## DATA FOR THE TASK
━━━━
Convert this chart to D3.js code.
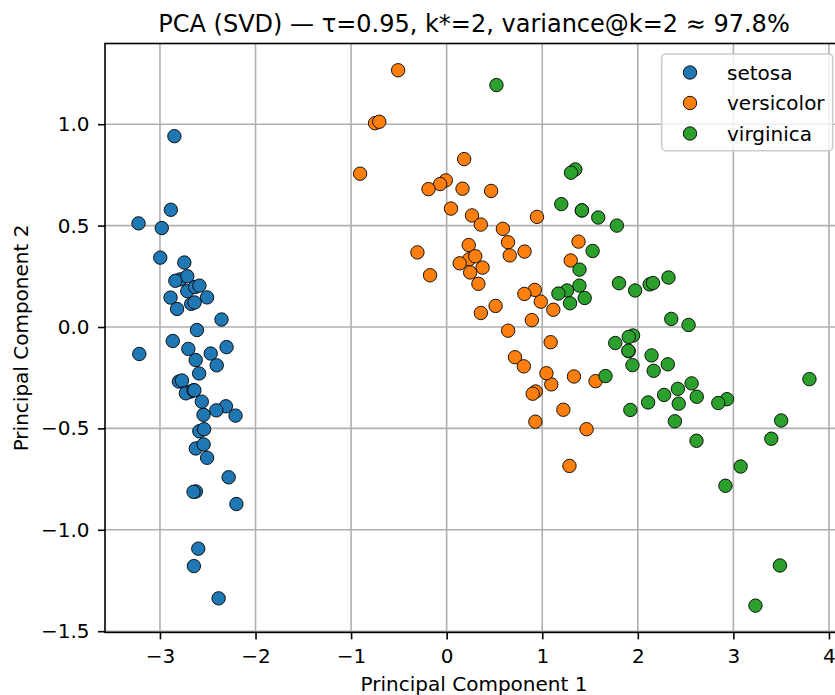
<!DOCTYPE html>
<html><head><meta charset="utf-8">
<script src="https://cdn.jsdelivr.net/npm/d3@7"></script>
<style>body{margin:0;background:#fff}svg{display:block;font-family:"DejaVu Sans",sans-serif}</style>
</head><body><div id="chart"></div>
<script>
const title = "PCA (SVD) — τ=0.95, k*=2, variance@k=2 ≈ 97.8%";
const categories = ["setosa","versicolor","virginica"];
const colors = ["#1f77b4","#ff7f0e","#2ca02c"];
const xTicks = [-3,-2,-1,0,1,2,3,4];
const yTicks = [-1.5,-1.0,-0.5,0.0,0.5,1.0];
const setosaPC1 = [-2.684,-2.714,-2.889,-2.745,-2.729,-2.281,-2.821,-2.626,-2.886,-2.673,-2.507,-2.613,-2.786,-3.224,-2.645,-2.386,-2.624,-2.648,-2.200,-2.588,-2.310,-2.544,-3.216,-2.303,-2.356,-2.507,-2.469,-2.562,-2.640,-2.632,-2.587,-2.410,-2.649,-2.599,-2.637,-2.866,-2.625,-2.801,-2.981,-2.590,-2.770,-2.849,-2.997,-2.406,-2.209,-2.714,-2.538,-2.839,-2.543,-2.703];
const setosaPC2 = [-0.319,0.177,0.145,0.318,-0.327,-0.741,0.089,-0.163,0.578,0.114,-0.645,-0.015,0.235,0.511,-1.179,-1.338,-0.811,-0.312,-0.873,-0.514,-0.391,-0.433,-0.133,-0.099,0.037,0.146,-0.131,-0.368,-0.312,0.197,0.204,-0.411,-0.813,-1.093,0.121,-0.069,-0.599,-0.269,0.488,-0.229,-0.264,0.941,0.342,-0.189,-0.437,0.250,-0.504,0.228,-0.579,-0.108];
const versicolorPC1 = [1.285,0.932,1.464,0.183,1.088,0.642,1.095,-0.749,1.044,-0.009,-0.508,0.512,0.265,0.985,-0.174,0.928,0.660,0.236,0.945,0.045,1.116,0.358,1.298,0.922,0.715,0.900,1.332,1.558,0.813,-0.306,-0.068,-0.190,0.136,1.380,0.588,0.807,1.221,0.815,0.246,0.166,0.465,0.891,0.231,-0.705,0.357,0.332,0.376,0.643,-0.906,0.299];
const versicolorPC2 = [-0.685,-0.318,-0.504,0.828,-0.075,0.418,-0.283,1.005,-0.228,0.723,1.266,0.104,0.550,0.125,0.255,-0.467,0.353,0.334,0.543,0.584,0.085,0.069,0.328,0.183,-0.149,-0.329,-0.244,-0.267,0.163,0.368,0.705,0.680,0.314,0.421,0.484,-0.194,-0.408,0.372,0.269,0.682,0.671,0.034,0.404,1.012,0.505,0.213,0.293,-0.018,0.756,0.349];
const virginicaPC1 = [2.531,1.415,2.617,1.972,2.350,3.397,0.521,2.933,2.321,2.917,1.662,1.803,2.166,1.346,1.586,1.904,1.950,3.487,3.796,1.301,2.428,1.199,3.500,1.389,2.275,2.614,1.259,1.291,2.124,2.388,2.842,3.231,2.159,1.444,1.781,3.076,2.144,1.905,1.169,2.108,2.314,1.922,1.415,2.563,2.419,1.944,1.527,1.764,1.901,1.390];
const virginicaPC2 = [0.010,0.575,-0.344,0.180,0.040,-0.551,1.193,-0.356,0.244,-0.783,-0.242,0.216,-0.216,0.777,0.540,-0.119,-0.042,-1.176,-0.257,0.761,-0.378,0.606,-0.461,0.204,-0.335,-0.561,0.180,0.117,0.210,-0.465,-0.375,-1.374,0.217,0.143,0.500,-0.688,-0.140,-0.049,0.165,-0.372,-0.184,-0.409,0.575,-0.278,-0.305,-0.188,0.375,-0.079,-0.117,0.283];
const seriesPC1 = [setosaPC1, versicolorPC1, virginicaPC1];
const seriesPC2 = [setosaPC2, versicolorPC2, virginicaPC2];

const W = 835, H = 695;
const m = {left:105, right:843, top:43.5, bottom:632.4};
const svg = d3.select("#chart").append("svg").attr("width",W).attr("height",H);
const x = d3.scaleLinear().domain([-3.575,4.147]).range([m.left,m.right]);
const y = d3.scaleLinear().domain([-1.506,1.398]).range([m.bottom,m.top]);

// grid
const g = svg.append("g");
g.selectAll(".gx").data(xTicks).enter().append("line")
  .attr("x1",d=>x(d)).attr("x2",d=>x(d)).attr("y1",m.top).attr("y2",m.bottom)
  .attr("stroke","#b0b0b0").attr("stroke-width",1.6);
g.selectAll(".gy").data(yTicks).enter().append("line")
  .attr("x1",m.left).attr("x2",m.right).attr("y1",d=>y(d)).attr("y2",d=>y(d))
  .attr("stroke","#b0b0b0").attr("stroke-width",1.6);

// points
categories.forEach((c,i)=>{
  const pts = seriesPC1[i].map((v,j)=>[v, seriesPC2[i][j]]);
  svg.append("g").selectAll("circle").data(pts).enter().append("circle")
    .attr("cx",d=>x(d[0])).attr("cy",d=>y(d[1])).attr("r",6.7)
    .attr("fill",colors[i]).attr("stroke","#000").attr("stroke-width",0.9);
});

// axes
const fmtX = d=> d<0 ? "\u2212"+Math.abs(d) : String(d);
const fmtY = d=> (d<0 ? "\u2212" : "") + Math.abs(d).toFixed(1);
const xa = svg.append("g").attr("transform",`translate(0,${m.bottom})`)
  .call(d3.axisBottom(x).tickValues(xTicks).tickFormat(fmtX).tickSize(7).tickPadding(9.5));
const ya = svg.append("g").attr("transform",`translate(${m.left},0)`)
  .call(d3.axisLeft(y).tickValues(yTicks).tickFormat(fmtY).tickSize(7).tickPadding(8.5));
[xa,ya].forEach(a=>{
  a.select(".domain").remove();
  a.selectAll("line").attr("stroke","#000").attr("stroke-width",1.6);
  a.selectAll("text").attr("font-size",20).attr("fill","#000").attr("font-family","DejaVu Sans");
});
// spines
svg.append("rect").attr("x",m.left).attr("y",m.top).attr("width",m.right-m.left).attr("height",m.bottom-m.top)
  .attr("fill","none").attr("stroke","#000").attr("stroke-width",1.6);

// labels
svg.append("text").attr("x",(m.left+m.right)/2).attr("y",31.5).attr("text-anchor","middle")
  .attr("font-size",24).text(title);
svg.append("text").attr("x",(m.left+m.right)/2).attr("y",691).attr("text-anchor","middle")
  .attr("font-size",20).text("Principal Component 1");
svg.append("text").attr("transform",`translate(28,${(m.top+m.bottom)/2}) rotate(-90)`).attr("text-anchor","middle")
  .attr("font-size",20).text("Principal Component 2");

// legend
const lg = svg.append("g");
lg.append("rect").attr("x",661.7).attr("y",54).attr("width",171).attr("height",96.7).attr("rx",4)
  .attr("fill","#fff").attr("fill-opacity",0.8).attr("stroke","#ccc").attr("stroke-width",1.6);
categories.forEach((c,i)=>{
  const yy = 72.5 + i*30.5;
  lg.append("circle").attr("cx",690).attr("cy",yy).attr("r",6.7).attr("fill",colors[i]).attr("stroke","#000").attr("stroke-width",0.9);
  lg.append("text").attr("x",727).attr("y",yy+7).attr("font-size",20).text(c);
});
</script></body></html>
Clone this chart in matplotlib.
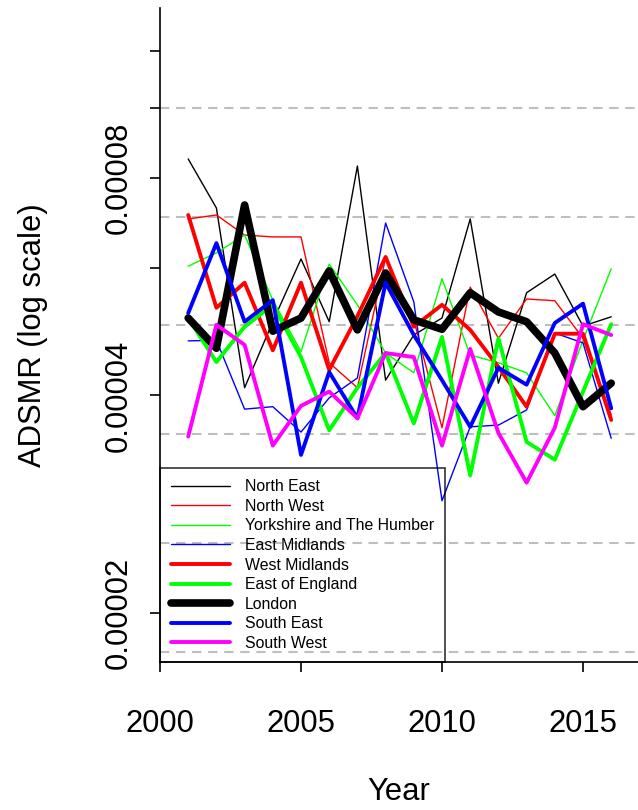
import matplotlib
matplotlib.use("Agg")
import matplotlib.pyplot as plt
from matplotlib.ticker import NullLocator

plt.rcParams['font.family'] = ['Liberation Sans', 'DejaVu Sans']

years = list(range(2001, 2017))

# ADSMR values (x 1e-5)
north_east = [8.50, 7.27, 4.10, 5.06, 6.18, 5.06, 8.31, 4.20, 4.85, 5.12, 7.02, 4.16, 5.55, 5.89, 4.99, 5.14]
north_west = [7.02, 7.11, 6.67, 6.63, 6.63, 4.44, 4.10, 6.20, 5.09, 3.61, 5.65, 4.80, 5.44, 5.41, 4.80, 3.76]
yorkshire = [6.04, 6.30, 6.67, 5.42, 4.60, 6.08, 5.34, 4.58, 4.30, 5.80, 4.55, 4.44, 4.30, 3.75, 4.77, 5.99]
east_midlands = [4.76, 4.77, 3.83, 3.86, 3.56, 3.97, 4.23, 6.93, 5.39, 2.86, 3.62, 3.64, 3.82, 4.88, 4.73, 3.49]
west_midlands = [7.11, 5.29, 5.73, 4.62, 5.73, 4.34, 5.15, 6.22, 4.98, 5.34, 4.93, 4.38, 3.86, 4.87, 4.87, 3.70]
east_england = [5.12, 4.45, 4.98, 5.34, 4.52, 3.58, 4.10, 4.58, 3.66, 4.82, 3.10, 4.80, 3.45, 3.26, 4.05, 5.02]
london = [5.12, 4.65, 7.34, 4.91, 5.12, 5.95, 4.93, 5.91, 5.09, 4.94, 5.55, 5.22, 5.06, 4.58, 3.86, 4.16]
south_east = [5.20, 6.50, 5.06, 5.42, 3.31, 4.31, 3.72, 5.73, 4.85, 4.20, 3.62, 4.37, 4.14, 5.04, 5.36, 3.84]
south_west = [3.51, 5.01, 4.70, 3.41, 3.87, 4.05, 3.72, 4.58, 4.52, 3.41, 4.64, 3.55, 3.03, 3.61, 5.02, 4.85]

regions = ["North East", "North West", "Yorkshire and The Humber", "East Midlands",
           "West Midlands", "East of England", "London", "South East", "South West"]
series = [north_east, north_west, yorkshire, east_midlands, west_midlands,
          east_england, london, south_east, south_west]
colours = ["black", "red", "#00FF00", "blue", "red", "#00FF00", "black", "blue", "magenta"]
widths = [1.0, 1.0, 1.0, 1.0, 2.8, 2.8, 5.5, 2.8, 2.8]

y_ticks = [2e-5, 4e-5, 6e-5, 8e-5, 1e-4, 1.2e-4]
y_tick_labels = ["0.00002", "0.00004", "", "0.00008", "", ""]
x_ticks = [2000, 2005, 2010, 2015]
grid_levels = [1e-4 / 2 ** (k / 2) for k in range(6)]

fig = plt.figure(figsize=(6.38, 8.10), dpi=100)
ax = fig.add_axes([160 / 638, 148 / 810, 478 / 638, 654 / 810])

for name, vals, col, lw in zip(regions, series, colours, widths):
    ax.plot(years, [v * 1e-5 for v in vals], color=col, lw=lw, label=name,
            solid_capstyle="round", solid_joinstyle="round")

for g in grid_levels:
    ax.axhline(g, color="#BEBEBE", lw=1.5, ls=(0, (4.5, 3.2)), zorder=0.5)

ax.set_yscale("log")
ax.set_ylim(1.711e-5, 1.375e-4)
ax.set_xlim(2000, 2016.95)
ax.yaxis.set_minor_locator(NullLocator())
ax.set_yticks(y_ticks)
ax.set_yticklabels(y_tick_labels, rotation=90, va="center", fontsize=22.3)
ax.set_xticks(x_ticks)
ax.set_xticklabels([str(x) for x in x_ticks], fontsize=22.3)
ax.tick_params(direction="out", length=7, width=1.2, pad=27)
ax.tick_params(axis="y", pad=12)

for side in ["top", "right"]:
    ax.spines[side].set_visible(False)
for side in ["left", "bottom"]:
    ax.spines[side].set_linewidth(1.2)

ax.set_xlabel("Year", fontsize=22.3, labelpad=27)
ax.set_ylabel("ADSMR (log scale)", fontsize=22.3, labelpad=40)

leg = ax.legend(loc="lower left", bbox_to_anchor=(0, 0), borderaxespad=0,
                fontsize=11.4, handlelength=3.7, handletextpad=0.95,
                labelspacing=0.29, borderpad=0.7, fancybox=False)
leg.get_frame().set_edgecolor("black")
leg.get_frame().set_facecolor("none")
leg.get_frame().set_linewidth(1.2)

fig.savefig("out.png", dpi=100)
━━━━
## WHAT YOU NEED TO DO
Pull out only the lines from the one with "Clone this chart in matplotlib." up to and including the one with "years = list(range(2001, 2017))", and drop any pictures along the way.

## OUTPUT FOR THIS EXERCISE
Clone this chart in matplotlib.
import matplotlib
matplotlib.use("Agg")
import matplotlib.pyplot as plt
from matplotlib.ticker import NullLocator

plt.rcParams['font.family'] = ['Liberation Sans', 'DejaVu Sans']

years = list(range(2001, 2017))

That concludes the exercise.